_Instruction_. Copy each line of the data below exactly, leaving out pictures.

_Information shown_.
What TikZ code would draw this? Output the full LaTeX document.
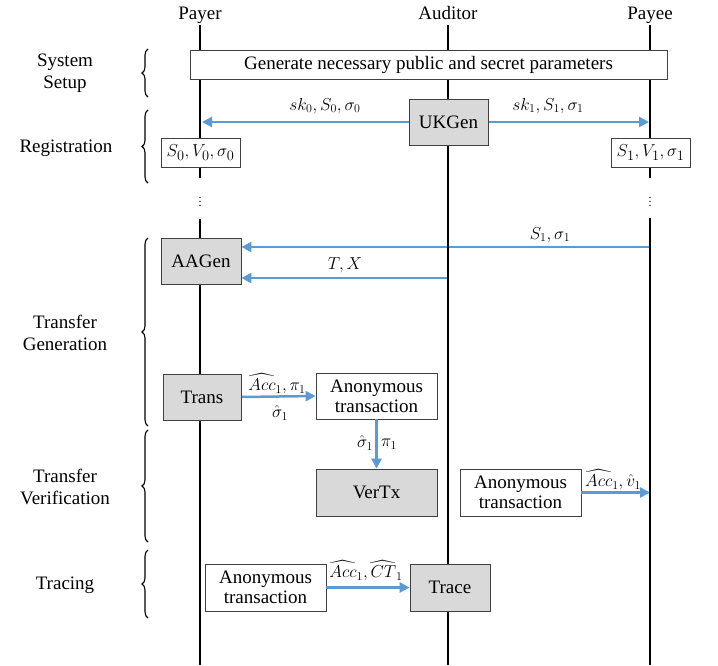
\documentclass[tikz,border=0pt]{standalone}
\usepackage{amsmath}
\usepackage{fontspec}
\setmainfont{Liberation Serif}
\usetikzlibrary{arrows.meta,decorations.pathreplacing}
\definecolor{flow}{RGB}{91,155,213}
\definecolor{procfill}{RGB}{217,217,217}
\begin{document}
\begin{tikzpicture}[x=1pt,y=-1pt,
  every node/.style={font=\fontsize{19}{22}\selectfont},
  plain/.style={draw=black!75, line width=0.8pt, fill=white, inner sep=0pt, align=center},
  proc/.style={plain, fill=procfill},
  life/.style={line width=2.5pt},
  msg/.style={draw=flow, line width=2.5pt, -{Triangle[length=10pt,width=10pt]}},
  phase/.style={decorate, decoration={brace, amplitude=6pt}, line width=1.1pt},
  lbl/.style={inner sep=0pt, font=\fontsize{18}{20}\selectfont},
  head/.style={anchor=base},
  side/.style={align=center},
  dots/.style={inner sep=0pt, font=\fontsize{12}{12}\selectfont}
]
\useasboundingbox (0,0) rectangle (718,665);

% headers
\node[head] (hpayer) at (200,19) {Payer};
\node[head] (haud) at (448,19) {Auditor};
\node[head] (hpayee) at (650,19) {Payee};

% lifeline coordinates
\coordinate (pa0) at (200,25);
\coordinate (pa1) at (200,178);
\coordinate (pa2) at (200,219);
\coordinate (pa3) at (200,665);
\coordinate (au0) at (448,25);
\coordinate (au1) at (448,665);
\coordinate (pe0) at (650,25);
\coordinate (pe1) at (650,178);
\coordinate (pe2) at (650,218);
\coordinate (pe3) at (650,665);

% boxes (defined first so arrows can refer to them)
\node[plain, minimum width=477pt, minimum height=29pt] (setup) at (428.5,64.5) {Generate necessary public and secret parameters};
\node[proc, minimum width=79pt, minimum height=46pt] (ukgen) at (448.5,122) {UKGen};
\node[plain, minimum width=79pt, minimum height=29pt] (s0) at (200.5,152.5) {$S_0,V_0,\sigma_0$};
\node[plain, minimum width=79pt, minimum height=29pt] (s1) at (650.5,152.5) {$S_1,V_1,\sigma_1$};
\node[proc, minimum width=80pt, minimum height=46pt] (aagen) at (201,261) {AAGen};
\node[proc, minimum width=78pt, minimum height=46pt] (trans) at (202,397) {Trans};
\node[plain, minimum width=121pt, minimum height=46pt] (anon1) at (376.5,396) {Anonymous\\[-2pt]transaction};
\node[proc, minimum width=121pt, minimum height=47pt] (vertx) at (376.5,492.5) {VerTx};
\node[plain, minimum width=121pt, minimum height=47pt] (anon2) at (520.5,492.5) {Anonymous\\[-2pt]transaction};
\node[plain, minimum width=121pt, minimum height=47pt] (anon3) at (265.5,587.5) {Anonymous\\[-2pt]transaction};
\node[proc, minimum width=80pt, minimum height=47pt] (trace) at (450,587.5) {Trace};

% arrow end points on lifelines
\coordinate (m0) at (202,122);
\coordinate (m1) at (649,122);
\coordinate (m2) at (650,247);
\coordinate (m3) at (448,278);
\coordinate (m4) at (650,492.5);

% messages
\draw[msg] (ukgen.west) -- (m0);
\draw[msg] (ukgen.east) -- (m1);
\draw[msg] (m2) -- (aagen.east |- m2);
\draw[msg] (m3) -- (aagen.east |- m3);
\draw[msg] (trans.east) -- (anon1.west);
\draw[msg] (anon1.south) -- (vertx.north);
\draw[msg] (anon2.east) -- (m4);
\draw[msg] (anon3.east) -- (trace.west);

% lifelines
\draw[life] (pa0) -- (pa1) (pa2) -- (pa3);
\draw[life] (au0) -- (au1);
\draw[life] (pe0) -- (pe1) (pe2) -- (pe3);

% boxes redrawn on top of lifelines
\node[plain, minimum width=477pt, minimum height=29pt] at (setup) {Generate necessary public and secret parameters};
\node[proc, minimum width=79pt, minimum height=46pt] at (ukgen) {UKGen};
\node[plain, minimum width=79pt, minimum height=29pt] at (s0) {$S_0,V_0,\sigma_0$};
\node[plain, minimum width=79pt, minimum height=29pt] at (s1) {$S_1,V_1,\sigma_1$};
\node[proc, minimum width=80pt, minimum height=46pt] at (aagen) {AAGen};
\node[proc, minimum width=78pt, minimum height=46pt] at (trans) {Trans};
\node[proc, minimum width=80pt, minimum height=47pt] at (trace) {Trace};

% dots
\node[dots] (dpa) at (200,199) {$\vdots$};
\node[dots] (dpe) at (650,199) {$\vdots$};

% message labels
\node[lbl] (l0) at (325,106) {$sk_0,S_0,\sigma_0$};
\node[lbl] (l1) at (548,106) {$sk_1,S_1,\sigma_1$};
\node[lbl] (l2) at (550,235) {$S_1,\sigma_1$};
\node[lbl] (l3) at (345,265) {$T,X$};
\node[lbl] (l4) at (277,384) {$\widehat{Acc}_1,\pi_1$};
\node[lbl] (l5) at (280,413) {$\hat{\sigma}_1$};
\node[lbl] (l6) at (365,443) {$\hat{\sigma}_1$};
\node[lbl] (l7) at (389,444) {$\pi_1$};
\node[lbl] (l8) at (613,480) {$\widehat{Acc}_1,\hat{v}_1$};
\node[lbl] (l9) at (366,571) {$\widehat{Acc}_1,\widehat{CT}_1$};

% phases
\draw[phase] (148,97) -- (148,49);
\draw[phase] (148,183) -- (148,110);
\draw[phase] (148,426) -- (148,238);
\draw[phase] (148,542) -- (148,430);
\draw[phase] (148,618) -- (148,550);

\node[side] (tsetup) at (65,73) {System\\Setup};
\node[side] (treg) at (66,148) {Registration};
\node[side] (tgen) at (65,333) {Transfer\\Generation};
\node[side] (tver) at (65,487) {Transfer\\Verification};
\node[side] (ttrace) at (65,585) {Tracing};
\end{tikzpicture}
\end{document}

_Finished exercise_.
What TikZ code would draw this? Output the full LaTeX document.
\documentclass[tikz,border=0pt]{standalone}
\usepackage{amsmath}
\usepackage{fontspec}
\setmainfont{Liberation Serif}
\usetikzlibrary{arrows.meta,decorations.pathreplacing}
\definecolor{flow}{RGB}{91,155,213}
\definecolor{procfill}{RGB}{217,217,217}
\begin{document}
\begin{tikzpicture}[x=1pt,y=-1pt,
  every node/.style={font=\fontsize{19}{22}\selectfont},
  plain/.style={draw=black!75, line width=0.8pt, fill=white, inner sep=0pt, align=center},
  proc/.style={plain, fill=procfill},
  life/.style={line width=2.5pt},
  msg/.style={draw=flow, line width=2.5pt, -{Triangle[length=10pt,width=10pt]}},
  phase/.style={decorate, decoration={brace, amplitude=6pt}, line width=1.1pt},
  lbl/.style={inner sep=0pt, font=\fontsize{18}{20}\selectfont},
  head/.style={anchor=base},
  side/.style={align=center},
  dots/.style={inner sep=0pt, font=\fontsize{12}{12}\selectfont}
]
\useasboundingbox (0,0) rectangle (718,665);

% headers
\node[head] (hpayer) at (200,19) {Payer};
\node[head] (haud) at (448,19) {Auditor};
\node[head] (hpayee) at (650,19) {Payee};

% lifeline coordinates
\coordinate (pa0) at (200,25);
\coordinate (pa1) at (200,178);
\coordinate (pa2) at (200,219);
\coordinate (pa3) at (200,665);
\coordinate (au0) at (448,25);
\coordinate (au1) at (448,665);
\coordinate (pe0) at (650,25);
\coordinate (pe1) at (650,178);
\coordinate (pe2) at (650,218);
\coordinate (pe3) at (650,665);

% boxes (defined first so arrows can refer to them)
\node[plain, minimum width=477pt, minimum height=29pt] (setup) at (428.5,64.5) {Generate necessary public and secret parameters};
\node[proc, minimum width=79pt, minimum height=46pt] (ukgen) at (448.5,122) {UKGen};
\node[plain, minimum width=79pt, minimum height=29pt] (s0) at (200.5,152.5) {$S_0,V_0,\sigma_0$};
\node[plain, minimum width=79pt, minimum height=29pt] (s1) at (650.5,152.5) {$S_1,V_1,\sigma_1$};
\node[proc, minimum width=80pt, minimum height=46pt] (aagen) at (201,261) {AAGen};
\node[proc, minimum width=78pt, minimum height=46pt] (trans) at (202,397) {Trans};
\node[plain, minimum width=121pt, minimum height=46pt] (anon1) at (376.5,396) {Anonymous\\[-2pt]transaction};
\node[proc, minimum width=121pt, minimum height=47pt] (vertx) at (376.5,492.5) {VerTx};
\node[plain, minimum width=121pt, minimum height=47pt] (anon2) at (520.5,492.5) {Anonymous\\[-2pt]transaction};
\node[plain, minimum width=121pt, minimum height=47pt] (anon3) at (265.5,587.5) {Anonymous\\[-2pt]transaction};
\node[proc, minimum width=80pt, minimum height=47pt] (trace) at (450,587.5) {Trace};

% arrow end points on lifelines
\coordinate (m0) at (202,122);
\coordinate (m1) at (649,122);
\coordinate (m2) at (650,247);
\coordinate (m3) at (448,278);
\coordinate (m4) at (650,492.5);

% messages
\draw[msg] (ukgen.west) -- (m0);
\draw[msg] (ukgen.east) -- (m1);
\draw[msg] (m2) -- (aagen.east |- m2);
\draw[msg] (m3) -- (aagen.east |- m3);
\draw[msg] (trans.east) -- (anon1.west);
\draw[msg] (anon1.south) -- (vertx.north);
\draw[msg] (anon2.east) -- (m4);
\draw[msg] (anon3.east) -- (trace.west);

% lifelines
\draw[life] (pa0) -- (pa1) (pa2) -- (pa3);
\draw[life] (au0) -- (au1);
\draw[life] (pe0) -- (pe1) (pe2) -- (pe3);

% boxes redrawn on top of lifelines
\node[plain, minimum width=477pt, minimum height=29pt] at (setup) {Generate necessary public and secret parameters};
\node[proc, minimum width=79pt, minimum height=46pt] at (ukgen) {UKGen};
\node[plain, minimum width=79pt, minimum height=29pt] at (s0) {$S_0,V_0,\sigma_0$};
\node[plain, minimum width=79pt, minimum height=29pt] at (s1) {$S_1,V_1,\sigma_1$};
\node[proc, minimum width=80pt, minimum height=46pt] at (aagen) {AAGen};
\node[proc, minimum width=78pt, minimum height=46pt] at (trans) {Trans};
\node[proc, minimum width=80pt, minimum height=47pt] at (trace) {Trace};

% dots
\node[dots] (dpa) at (200,199) {$\vdots$};
\node[dots] (dpe) at (650,199) {$\vdots$};

% message labels
\node[lbl] (l0) at (325,106) {$sk_0,S_0,\sigma_0$};
\node[lbl] (l1) at (548,106) {$sk_1,S_1,\sigma_1$};
\node[lbl] (l2) at (550,235) {$S_1,\sigma_1$};
\node[lbl] (l3) at (345,265) {$T,X$};
\node[lbl] (l4) at (277,384) {$\widehat{Acc}_1,\pi_1$};
\node[lbl] (l5) at (280,413) {$\hat{\sigma}_1$};
\node[lbl] (l6) at (365,443) {$\hat{\sigma}_1$};
\node[lbl] (l7) at (389,444) {$\pi_1$};
\node[lbl] (l8) at (613,480) {$\widehat{Acc}_1,\hat{v}_1$};
\node[lbl] (l9) at (366,571) {$\widehat{Acc}_1,\widehat{CT}_1$};

% phases
\draw[phase] (148,97) -- (148,49);
\draw[phase] (148,183) -- (148,110);
\draw[phase] (148,426) -- (148,238);
\draw[phase] (148,542) -- (148,430);
\draw[phase] (148,618) -- (148,550);

\node[side] (tsetup) at (65,73) {System\\Setup};
\node[side] (treg) at (66,148) {Registration};
\node[side] (tgen) at (65,333) {Transfer\\Generation};
\node[side] (tver) at (65,487) {Transfer\\Verification};
\node[side] (ttrace) at (65,585) {Tracing};
\end{tikzpicture}
\end{document}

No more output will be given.